• _Supplied data_
>> Begin

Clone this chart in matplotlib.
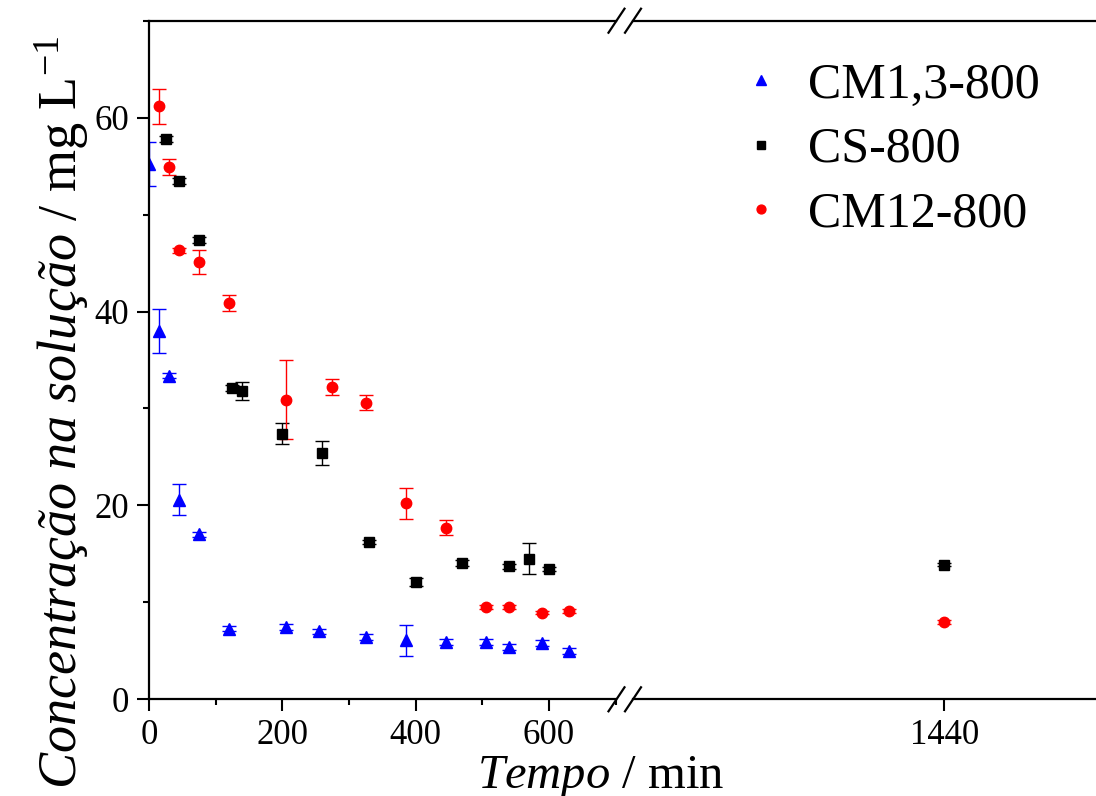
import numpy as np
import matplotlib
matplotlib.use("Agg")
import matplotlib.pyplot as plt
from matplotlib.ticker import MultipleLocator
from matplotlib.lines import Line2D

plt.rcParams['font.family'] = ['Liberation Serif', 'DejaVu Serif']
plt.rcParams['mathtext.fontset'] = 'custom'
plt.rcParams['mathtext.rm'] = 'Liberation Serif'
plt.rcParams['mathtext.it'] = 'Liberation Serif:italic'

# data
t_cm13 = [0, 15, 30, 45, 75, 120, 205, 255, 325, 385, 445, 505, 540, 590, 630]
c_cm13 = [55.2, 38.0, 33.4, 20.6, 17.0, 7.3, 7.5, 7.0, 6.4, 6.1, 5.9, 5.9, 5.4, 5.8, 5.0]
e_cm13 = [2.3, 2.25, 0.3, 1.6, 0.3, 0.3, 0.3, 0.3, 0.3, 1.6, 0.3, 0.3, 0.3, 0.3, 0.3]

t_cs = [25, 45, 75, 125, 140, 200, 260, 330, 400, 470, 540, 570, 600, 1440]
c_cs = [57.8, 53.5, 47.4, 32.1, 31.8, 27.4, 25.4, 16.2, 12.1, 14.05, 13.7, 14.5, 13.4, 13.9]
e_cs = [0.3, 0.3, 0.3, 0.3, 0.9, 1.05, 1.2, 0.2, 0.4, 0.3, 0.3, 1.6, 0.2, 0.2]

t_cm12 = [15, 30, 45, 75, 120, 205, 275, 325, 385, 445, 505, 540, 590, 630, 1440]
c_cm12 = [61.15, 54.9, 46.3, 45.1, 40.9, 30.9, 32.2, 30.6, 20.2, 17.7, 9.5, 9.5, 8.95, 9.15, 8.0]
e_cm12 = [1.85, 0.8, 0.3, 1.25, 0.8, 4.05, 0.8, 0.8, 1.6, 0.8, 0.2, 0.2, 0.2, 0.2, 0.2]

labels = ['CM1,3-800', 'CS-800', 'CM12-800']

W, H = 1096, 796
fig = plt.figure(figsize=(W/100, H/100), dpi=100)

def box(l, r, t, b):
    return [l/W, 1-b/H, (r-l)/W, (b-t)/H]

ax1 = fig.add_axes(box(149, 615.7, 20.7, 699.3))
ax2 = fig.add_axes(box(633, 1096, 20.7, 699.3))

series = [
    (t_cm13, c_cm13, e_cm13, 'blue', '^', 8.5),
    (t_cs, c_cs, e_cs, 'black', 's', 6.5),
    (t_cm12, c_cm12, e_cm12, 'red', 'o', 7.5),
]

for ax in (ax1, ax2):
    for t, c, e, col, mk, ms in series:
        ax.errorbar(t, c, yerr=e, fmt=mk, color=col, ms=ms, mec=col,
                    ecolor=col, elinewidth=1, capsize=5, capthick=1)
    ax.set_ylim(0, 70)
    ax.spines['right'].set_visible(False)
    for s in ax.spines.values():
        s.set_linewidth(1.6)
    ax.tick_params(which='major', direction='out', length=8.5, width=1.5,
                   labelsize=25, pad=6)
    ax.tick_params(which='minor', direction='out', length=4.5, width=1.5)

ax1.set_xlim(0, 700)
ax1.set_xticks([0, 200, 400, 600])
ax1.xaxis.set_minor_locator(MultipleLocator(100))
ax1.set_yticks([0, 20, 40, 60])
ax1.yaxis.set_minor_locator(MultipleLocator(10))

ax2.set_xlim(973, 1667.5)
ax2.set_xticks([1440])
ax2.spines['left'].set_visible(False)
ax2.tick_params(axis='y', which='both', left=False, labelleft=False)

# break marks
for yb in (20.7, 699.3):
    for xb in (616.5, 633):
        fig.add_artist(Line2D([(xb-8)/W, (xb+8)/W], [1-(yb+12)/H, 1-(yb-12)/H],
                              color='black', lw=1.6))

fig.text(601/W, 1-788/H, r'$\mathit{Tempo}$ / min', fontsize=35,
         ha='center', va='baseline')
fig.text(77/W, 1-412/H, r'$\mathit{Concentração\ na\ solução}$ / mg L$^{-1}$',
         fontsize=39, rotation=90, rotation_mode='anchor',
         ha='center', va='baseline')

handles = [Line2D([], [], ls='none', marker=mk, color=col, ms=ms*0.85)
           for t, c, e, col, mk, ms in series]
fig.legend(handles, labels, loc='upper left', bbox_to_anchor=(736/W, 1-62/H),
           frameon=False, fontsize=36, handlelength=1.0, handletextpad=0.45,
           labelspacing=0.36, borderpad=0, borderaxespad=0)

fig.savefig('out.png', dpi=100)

>> End

• _Work to complete_
List the lines that contain the word "matplotlib".

• _Output of the task_
Clone this chart in matplotlib.
import matplotlib
matplotlib.use("Agg")
import matplotlib.pyplot as plt
from matplotlib.ticker import MultipleLocator
from matplotlib.lines import Line2D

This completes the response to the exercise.